The chart below shows that those with college degrees in the US face the same rate of unemployment as those without degrees.
What’s happening here is explained to some degree by AI. Jobs that male university graduates would normally aspire to - such as IT and coding – are being done by artificial intelligence.
The same is not quite true of women graduates who tend towards healthcare and other sectors not yet heavily impacted by AI.

We are going to see more and more of this at an accelerating rate.
Think law offices with candidate attorneys.
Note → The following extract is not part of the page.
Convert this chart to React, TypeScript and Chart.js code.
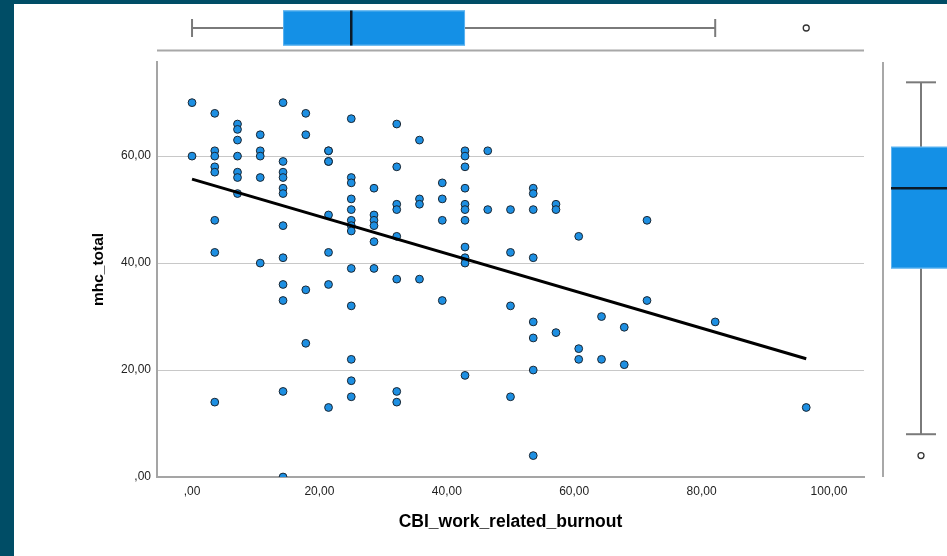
import React, { useEffect, useRef } from 'react';
import { Chart, registerables } from 'chart.js';

Chart.register(...registerables);

// CBI work-related burnout levels (x) and the mhc_total values observed at each level (y)
const burnoutLevels = [0, 3.57, 7.14, 10.71, 14.29, 17.86, 21.43, 25, 28.57, 32.14, 35.71, 39.29, 42.86, 46.43, 50, 53.57, 57.14, 60.71, 64.29, 67.86, 71.43, 82.14, 96.43];
const mhcByLevel: number[][] = [
  [70, 60],
  [68, 61, 60, 58, 57, 48, 42, 14],
  [66, 65, 63, 60, 57, 56, 53],
  [64, 61, 60, 56, 40],
  [70, 59, 57, 56, 54, 53, 47, 41, 36, 33, 16, 0],
  [68, 64, 35, 25],
  [61, 61, 59, 59, 49, 42, 36, 13],
  [67, 56, 55, 52, 50, 48, 47, 46, 39, 32, 22, 18, 15],
  [54, 49, 48, 47, 44, 39],
  [66, 58, 51, 50, 45, 37, 16, 14],
  [63, 52, 51, 37],
  [55, 52, 48, 33],
  [61, 60, 58, 54, 51, 50, 48, 43, 41, 40, 19],
  [61, 50],
  [50, 42, 32, 15],
  [54, 53, 50, 41, 29, 26, 20, 4],
  [51, 50, 27],
  [45, 24, 22],
  [30, 22],
  [28, 21],
  [48, 33],
  [29],
  [13],
];

const xTicks = [0, 20, 40, 60, 80, 100];
const yTicks = [0, 20, 40, 60];

// linear fit line end points
const fitLineX = [0, 96.43];
const fitLineY = [55.7, 22.1];

// marginal boxplots: [min whisker, Q1, median, Q3, max whisker]
const burnoutBox = [0, 14.29, 25, 42.86, 82.14];
const burnoutOutliers = [96.43];
const mhcBox = [8, 39, 54, 61.75, 73.8];
const mhcOutliers = [4];

const FONT = "'Liberation Sans', Arial, sans-serif";
const BOX_FILL = '#1490e6';
const POINT_FILL = '#1d8fe2';

const fmt = (v: number) => (v === 0 ? ',00' : v.toFixed(2).replace('.', ','));

const boxPlugin = {
  id: 'marginalBoxes',
  afterDraw(chart: any) {
    const { ctx, chartArea: ca, scales } = chart;
    const xs = scales.x;
    const ys = scales.y;
    const line = (x1: number, y1: number, x2: number, y2: number) => {
      ctx.beginPath();
      ctx.moveTo(x1, y1);
      ctx.lineTo(x2, y2);
      ctx.stroke();
    };
    const outlier = (px: number, py: number) => {
      ctx.beginPath();
      ctx.arc(px, py, 3, 0, Math.PI * 2);
      ctx.fillStyle = '#fff';
      ctx.fill();
      ctx.lineWidth = 1.3;
      ctx.strokeStyle = '#333';
      ctx.stroke();
    };
    ctx.save();

    // ---- top boxplot (burnout, horizontal)
    const baseY = ca.top - 11.5;
    ctx.strokeStyle = '#a8a8a8';
    ctx.lineWidth = 2;
    line(ca.left, baseY, ca.right, baseY);
    const cy = ca.top - 34;
    const [bmn, bq1, bmd, bq3, bmx] = burnoutBox.map((v) => xs.getPixelForValue(v));
    ctx.strokeStyle = '#7a7a7a';
    ctx.lineWidth = 2;
    line(bmn, cy, bq1, cy);
    line(bq3, cy, bmx, cy);
    line(bmn, cy - 9, bmn, cy + 9);
    line(bmx, cy - 9, bmx, cy + 9);
    ctx.fillStyle = BOX_FILL;
    ctx.fillRect(bq1, cy - 17.5, bq3 - bq1, 35);
    ctx.strokeStyle = '#5db3f0';
    ctx.lineWidth = 1;
    ctx.strokeRect(bq1 + 0.5, cy - 17, bq3 - bq1 - 1, 34);
    ctx.strokeStyle = '#0b1a28';
    ctx.lineWidth = 2.5;
    line(bmd, cy - 17.5, bmd, cy + 17.5);
    burnoutOutliers.forEach((v) => outlier(xs.getPixelForValue(v), cy));

    // ---- right boxplot (mhc_total, vertical)
    const baseX = ca.right + 19;
    ctx.strokeStyle = '#a8a8a8';
    ctx.lineWidth = 2;
    line(baseX, ca.top, baseX, ca.bottom);
    const cx = ca.right + 57;
    const [mmn, mq1, mmd, mq3, mmx] = mhcBox.map((v) => ys.getPixelForValue(v));
    ctx.strokeStyle = '#7a7a7a';
    ctx.lineWidth = 2;
    line(cx, mmx, cx, mq3);
    line(cx, mq1, cx, mmn);
    line(cx - 15, mmx, cx + 15, mmx);
    line(cx - 15, mmn, cx + 15, mmn);
    ctx.fillStyle = BOX_FILL;
    ctx.fillRect(cx - 30, mq3, 60, mq1 - mq3);
    ctx.strokeStyle = '#5db3f0';
    ctx.lineWidth = 1;
    ctx.strokeRect(cx - 29.5, mq3 + 0.5, 59, mq1 - mq3 - 1);
    ctx.strokeStyle = '#0b1a28';
    ctx.lineWidth = 2.5;
    line(cx - 30, mmd, cx + 30, mmd);
    mhcOutliers.forEach((v) => outlier(cx, ys.getPixelForValue(v)));

    ctx.restore();
  },
};

export default function App() {
  const canvasRef = useRef<HTMLCanvasElement | null>(null);

  useEffect(() => {
    const canvas = canvasRef.current;
    if (!canvas) return;
    const points: { x: number; y: number }[] = [];
    burnoutLevels.forEach((lvl, i) => {
      mhcByLevel[i].forEach((v) => points.push({ x: lvl, y: v }));
    });
    const fit = fitLineX.map((xv, i) => ({ x: xv, y: fitLineY[i] }));

    const chart = new Chart(canvas, {
      type: 'scatter',
      data: {
        datasets: [
          {
            label: 'fit',
            data: fit,
            showLine: true,
            borderColor: '#000',
            borderWidth: 3,
            pointRadius: 0,
            fill: false,
          } as any,
          {
            label: 'mhc_total',
            data: points,
            backgroundColor: POINT_FILL,
            borderColor: '#1b2631',
            borderWidth: 1,
            pointRadius: 3.9,
          },
        ],
      },
      options: {
        animation: false,
        responsive: false,
        devicePixelRatio: 1,
        layout: { padding: { top: 58, right: 83, left: 0, bottom: 0 } },
        plugins: {
          legend: { display: false },
          tooltip: { enabled: false },
        },
        scales: {
          x: {
            type: 'linear',
            min: -5.5,
            max: 105.5,
            afterBuildTicks: (s: any) => {
              s.ticks = xTicks.map((v) => ({ value: v }));
            },
            afterFit: (s: any) => {
              s.height = 79;
            },
            grid: { display: false, drawTicks: false },
            border: { display: true, color: '#a5a5a5', width: 2 },
            ticks: {
              padding: 7,
              color: '#222',
              font: { size: 12, family: FONT },
              maxRotation: 0,
              autoSkip: false,
              callback: (v: any) => fmt(Number(v)),
            },
            title: {
              display: true,
              text: 'CBI_work_related_burnout',
              color: '#000',
              font: { size: 17.5, weight: 'bold', family: FONT },
              padding: { top: 0, bottom: 23 },
            },
          },
          y: {
            type: 'linear',
            min: 0,
            max: 77.6,
            afterBuildTicks: (s: any) => {
              s.ticks = yTicks.map((v) => ({ value: v }));
            },
            afterFit: (s: any) => {
              s.width = 143;
            },
            grid: { color: '#c8c8c8', lineWidth: 1, drawTicks: false },
            border: { display: true, color: '#a5a5a5', width: 2 },
            ticks: {
              padding: 6,
              color: '#222',
              font: { size: 12, family: FONT },
              autoSkip: false,
              callback: (v: any) => fmt(Number(v)),
            },
            title: {
              display: true,
              text: 'mhc_total',
              color: '#000',
              font: { size: 15.5, weight: 'bold', family: FONT },
              padding: { top: 75, bottom: 0 },
            },
          },
        },
      } as any,
      plugins: [boxPlugin],
    });

    return () => chart.destroy();
  }, []);

  return (
    <div
      style={{
        position: 'fixed',
        left: 0,
        top: 0,
        width: 947,
        height: 556,
        background: '#004d66',
        overflow: 'hidden',
      }}
    >
      <div
        style={{
          position: 'absolute',
          left: 14,
          top: 4,
          width: 933,
          height: 552,
          background: '#fff',
        }}
      >
        <canvas ref={canvasRef} width={933} height={552} style={{ display: 'block' }} />
      </div>
    </div>
  );
}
Why do you need to employ someone to prepare basic contracts and court filings when AI has already shown it can do this reasonably well – with some good prompts?
We are seeing some amazing video material generated by AI and that is going to compete with graphic and fine artists.
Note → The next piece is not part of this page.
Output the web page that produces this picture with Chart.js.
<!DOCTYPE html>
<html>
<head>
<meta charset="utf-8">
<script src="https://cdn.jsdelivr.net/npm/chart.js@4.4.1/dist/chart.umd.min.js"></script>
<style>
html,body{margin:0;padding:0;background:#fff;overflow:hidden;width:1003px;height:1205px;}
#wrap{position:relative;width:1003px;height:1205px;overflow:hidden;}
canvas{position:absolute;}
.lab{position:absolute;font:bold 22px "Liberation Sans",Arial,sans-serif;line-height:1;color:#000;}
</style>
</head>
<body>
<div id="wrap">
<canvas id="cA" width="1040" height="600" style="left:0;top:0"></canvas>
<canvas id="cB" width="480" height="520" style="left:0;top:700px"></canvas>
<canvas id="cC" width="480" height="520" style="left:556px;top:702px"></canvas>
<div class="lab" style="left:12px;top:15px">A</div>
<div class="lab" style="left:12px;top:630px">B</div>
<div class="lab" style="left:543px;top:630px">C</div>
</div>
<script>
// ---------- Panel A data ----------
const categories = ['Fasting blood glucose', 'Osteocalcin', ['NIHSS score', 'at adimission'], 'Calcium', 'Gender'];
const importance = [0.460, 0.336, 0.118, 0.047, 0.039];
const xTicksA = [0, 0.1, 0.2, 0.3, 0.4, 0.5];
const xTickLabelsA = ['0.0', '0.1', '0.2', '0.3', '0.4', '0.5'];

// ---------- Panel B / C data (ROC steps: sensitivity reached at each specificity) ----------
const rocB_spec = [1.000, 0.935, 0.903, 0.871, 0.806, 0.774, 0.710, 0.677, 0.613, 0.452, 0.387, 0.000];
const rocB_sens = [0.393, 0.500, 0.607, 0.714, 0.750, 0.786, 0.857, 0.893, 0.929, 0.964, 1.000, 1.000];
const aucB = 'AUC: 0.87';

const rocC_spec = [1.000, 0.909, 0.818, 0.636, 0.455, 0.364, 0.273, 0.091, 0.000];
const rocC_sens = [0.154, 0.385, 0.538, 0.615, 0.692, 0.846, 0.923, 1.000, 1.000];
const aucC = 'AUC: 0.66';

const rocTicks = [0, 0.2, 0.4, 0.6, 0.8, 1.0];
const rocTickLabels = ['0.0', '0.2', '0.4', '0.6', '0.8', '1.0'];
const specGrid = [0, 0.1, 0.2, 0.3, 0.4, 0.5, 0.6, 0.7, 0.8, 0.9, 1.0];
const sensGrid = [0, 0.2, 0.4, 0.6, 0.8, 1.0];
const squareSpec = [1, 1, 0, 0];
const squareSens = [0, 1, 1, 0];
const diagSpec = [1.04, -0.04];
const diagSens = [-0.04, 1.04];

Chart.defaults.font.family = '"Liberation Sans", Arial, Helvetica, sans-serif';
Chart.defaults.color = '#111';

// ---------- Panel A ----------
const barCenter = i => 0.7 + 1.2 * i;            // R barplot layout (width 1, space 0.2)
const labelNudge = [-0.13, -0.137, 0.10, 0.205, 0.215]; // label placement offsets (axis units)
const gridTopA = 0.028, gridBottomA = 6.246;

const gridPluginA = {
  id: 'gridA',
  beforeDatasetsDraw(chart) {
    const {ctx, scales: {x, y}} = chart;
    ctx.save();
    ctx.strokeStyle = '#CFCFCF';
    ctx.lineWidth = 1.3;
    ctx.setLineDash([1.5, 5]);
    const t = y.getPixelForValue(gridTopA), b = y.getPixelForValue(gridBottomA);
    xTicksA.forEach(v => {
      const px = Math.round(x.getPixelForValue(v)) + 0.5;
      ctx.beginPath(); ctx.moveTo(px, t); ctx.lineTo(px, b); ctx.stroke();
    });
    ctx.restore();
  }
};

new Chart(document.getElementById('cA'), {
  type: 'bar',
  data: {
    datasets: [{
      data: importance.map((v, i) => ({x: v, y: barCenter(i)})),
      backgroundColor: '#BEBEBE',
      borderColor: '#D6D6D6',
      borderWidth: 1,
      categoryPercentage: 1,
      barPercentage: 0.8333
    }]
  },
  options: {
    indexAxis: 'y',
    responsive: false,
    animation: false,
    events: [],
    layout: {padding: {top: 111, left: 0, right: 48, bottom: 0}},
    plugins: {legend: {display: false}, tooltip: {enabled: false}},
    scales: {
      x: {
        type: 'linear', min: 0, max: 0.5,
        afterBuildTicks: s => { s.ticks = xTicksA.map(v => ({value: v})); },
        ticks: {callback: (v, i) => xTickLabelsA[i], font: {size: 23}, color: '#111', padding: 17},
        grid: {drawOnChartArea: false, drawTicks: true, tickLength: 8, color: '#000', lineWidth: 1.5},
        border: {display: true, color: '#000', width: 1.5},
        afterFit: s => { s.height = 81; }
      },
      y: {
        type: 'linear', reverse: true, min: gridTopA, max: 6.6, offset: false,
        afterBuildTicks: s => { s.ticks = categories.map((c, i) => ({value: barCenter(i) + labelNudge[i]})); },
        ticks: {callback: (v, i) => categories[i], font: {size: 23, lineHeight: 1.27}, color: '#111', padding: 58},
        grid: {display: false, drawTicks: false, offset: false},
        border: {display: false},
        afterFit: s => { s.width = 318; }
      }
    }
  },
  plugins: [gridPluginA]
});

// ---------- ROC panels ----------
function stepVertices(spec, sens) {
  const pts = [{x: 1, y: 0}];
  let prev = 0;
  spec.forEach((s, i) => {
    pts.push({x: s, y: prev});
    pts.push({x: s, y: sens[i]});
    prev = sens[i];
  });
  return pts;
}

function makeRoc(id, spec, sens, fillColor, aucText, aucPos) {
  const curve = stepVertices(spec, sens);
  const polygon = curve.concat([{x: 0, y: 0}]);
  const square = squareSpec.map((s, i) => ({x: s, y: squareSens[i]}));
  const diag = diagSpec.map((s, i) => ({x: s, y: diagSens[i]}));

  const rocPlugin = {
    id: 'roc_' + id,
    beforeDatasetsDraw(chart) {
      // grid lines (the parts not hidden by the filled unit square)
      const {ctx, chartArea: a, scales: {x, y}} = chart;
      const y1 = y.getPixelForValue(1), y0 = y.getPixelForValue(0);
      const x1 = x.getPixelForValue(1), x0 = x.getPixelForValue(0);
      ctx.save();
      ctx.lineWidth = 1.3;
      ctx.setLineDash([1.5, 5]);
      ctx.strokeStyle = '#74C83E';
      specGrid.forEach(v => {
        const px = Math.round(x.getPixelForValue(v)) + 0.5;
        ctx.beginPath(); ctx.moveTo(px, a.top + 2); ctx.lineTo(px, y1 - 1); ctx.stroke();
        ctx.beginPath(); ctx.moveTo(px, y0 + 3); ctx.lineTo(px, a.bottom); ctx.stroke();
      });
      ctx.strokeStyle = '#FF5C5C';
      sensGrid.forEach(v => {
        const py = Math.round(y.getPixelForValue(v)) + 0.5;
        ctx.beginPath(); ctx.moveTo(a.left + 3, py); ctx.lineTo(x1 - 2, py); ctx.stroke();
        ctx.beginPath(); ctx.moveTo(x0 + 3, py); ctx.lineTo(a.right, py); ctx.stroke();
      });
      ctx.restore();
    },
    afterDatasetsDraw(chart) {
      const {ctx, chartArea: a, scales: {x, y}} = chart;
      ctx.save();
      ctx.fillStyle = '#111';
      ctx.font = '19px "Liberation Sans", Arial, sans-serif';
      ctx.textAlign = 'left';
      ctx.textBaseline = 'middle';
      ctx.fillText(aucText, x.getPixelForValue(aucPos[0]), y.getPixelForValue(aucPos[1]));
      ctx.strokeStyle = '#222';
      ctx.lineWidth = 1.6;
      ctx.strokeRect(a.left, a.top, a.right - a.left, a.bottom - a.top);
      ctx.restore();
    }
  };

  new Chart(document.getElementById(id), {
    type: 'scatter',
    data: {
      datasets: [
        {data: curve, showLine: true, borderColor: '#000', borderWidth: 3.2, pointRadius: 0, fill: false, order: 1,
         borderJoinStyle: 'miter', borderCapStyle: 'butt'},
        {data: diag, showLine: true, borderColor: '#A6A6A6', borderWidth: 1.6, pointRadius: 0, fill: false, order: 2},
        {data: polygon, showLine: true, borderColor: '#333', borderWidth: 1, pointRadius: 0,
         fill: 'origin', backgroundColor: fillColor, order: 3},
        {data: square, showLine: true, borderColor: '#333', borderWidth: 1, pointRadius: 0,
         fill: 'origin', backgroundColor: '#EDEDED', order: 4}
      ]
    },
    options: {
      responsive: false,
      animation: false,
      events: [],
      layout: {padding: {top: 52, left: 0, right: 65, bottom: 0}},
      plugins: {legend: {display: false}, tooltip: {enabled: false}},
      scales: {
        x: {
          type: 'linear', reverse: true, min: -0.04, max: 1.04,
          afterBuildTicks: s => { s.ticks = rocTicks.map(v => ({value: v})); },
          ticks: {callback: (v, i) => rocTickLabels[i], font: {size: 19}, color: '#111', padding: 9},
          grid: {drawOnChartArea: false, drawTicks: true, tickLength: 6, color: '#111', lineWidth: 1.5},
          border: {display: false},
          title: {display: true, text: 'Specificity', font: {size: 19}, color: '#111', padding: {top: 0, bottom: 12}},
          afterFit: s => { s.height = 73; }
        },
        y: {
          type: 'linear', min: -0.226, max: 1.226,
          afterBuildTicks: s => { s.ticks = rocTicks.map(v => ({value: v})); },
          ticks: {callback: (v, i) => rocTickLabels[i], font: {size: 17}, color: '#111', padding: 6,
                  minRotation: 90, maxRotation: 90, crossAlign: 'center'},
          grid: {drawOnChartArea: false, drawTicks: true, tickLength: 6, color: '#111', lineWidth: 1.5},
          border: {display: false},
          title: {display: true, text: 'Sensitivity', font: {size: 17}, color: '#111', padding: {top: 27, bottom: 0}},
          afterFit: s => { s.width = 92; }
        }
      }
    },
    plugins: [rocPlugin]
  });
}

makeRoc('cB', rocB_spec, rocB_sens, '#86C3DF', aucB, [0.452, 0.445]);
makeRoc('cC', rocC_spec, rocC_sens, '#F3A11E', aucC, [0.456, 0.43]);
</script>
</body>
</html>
Think also of fund management houses – throw in some parameters and let AI engines craft a portfolio for you. For example, PE ratios must be below the market average, dividend yields greater than 6%, consistent earnings growth over five years, and a stable management team. You’d be amazed at the suggestions that will pop out.
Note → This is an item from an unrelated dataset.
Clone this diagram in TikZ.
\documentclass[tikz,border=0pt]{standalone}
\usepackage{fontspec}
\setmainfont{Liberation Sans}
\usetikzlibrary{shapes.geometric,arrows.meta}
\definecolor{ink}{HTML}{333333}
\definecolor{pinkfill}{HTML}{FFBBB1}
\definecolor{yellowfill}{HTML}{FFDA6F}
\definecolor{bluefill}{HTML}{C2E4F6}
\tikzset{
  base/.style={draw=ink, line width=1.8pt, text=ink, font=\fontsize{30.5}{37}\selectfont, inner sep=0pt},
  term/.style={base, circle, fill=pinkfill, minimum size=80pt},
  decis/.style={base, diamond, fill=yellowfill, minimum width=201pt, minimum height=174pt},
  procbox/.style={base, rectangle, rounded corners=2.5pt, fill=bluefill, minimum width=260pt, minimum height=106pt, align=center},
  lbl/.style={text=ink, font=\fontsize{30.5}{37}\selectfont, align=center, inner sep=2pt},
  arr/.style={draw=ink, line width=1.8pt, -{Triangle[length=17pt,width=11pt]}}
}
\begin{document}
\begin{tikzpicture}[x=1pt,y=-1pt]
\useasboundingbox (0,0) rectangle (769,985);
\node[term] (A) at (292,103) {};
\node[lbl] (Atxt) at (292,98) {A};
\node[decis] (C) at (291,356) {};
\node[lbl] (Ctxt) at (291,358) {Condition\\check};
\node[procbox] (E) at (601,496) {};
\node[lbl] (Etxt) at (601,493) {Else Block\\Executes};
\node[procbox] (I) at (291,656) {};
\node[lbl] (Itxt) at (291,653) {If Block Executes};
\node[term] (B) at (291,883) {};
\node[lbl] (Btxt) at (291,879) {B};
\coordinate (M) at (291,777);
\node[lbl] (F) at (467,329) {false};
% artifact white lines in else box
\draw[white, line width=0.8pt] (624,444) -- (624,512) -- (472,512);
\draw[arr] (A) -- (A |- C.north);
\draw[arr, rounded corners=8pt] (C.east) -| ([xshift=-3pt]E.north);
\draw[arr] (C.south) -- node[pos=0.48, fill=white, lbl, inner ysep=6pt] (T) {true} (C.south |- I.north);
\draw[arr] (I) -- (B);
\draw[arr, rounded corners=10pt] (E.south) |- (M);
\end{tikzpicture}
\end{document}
Not that these can ever be taken as holy writ, but it’s a good place to start fine-tuning your portfolio.
There are few areas of our current civilisation that will not be impacted.
The above chart provides a window into the future. “It completely erases the degree premium,” notes Listed Reserve. “It’s not a new trend either, the gap has been closing since 2010 and has now slammed closed. Worth noting that artificial intelligence threatens white collar before blue collar, the blue collar risk is from humanoid robots which are some years away.
“None of this is good news for birth-rates either. The mis-match between the number of university educated females and males will grow. Ten-year trend: fewer people, more tech, demand down, money printer on.”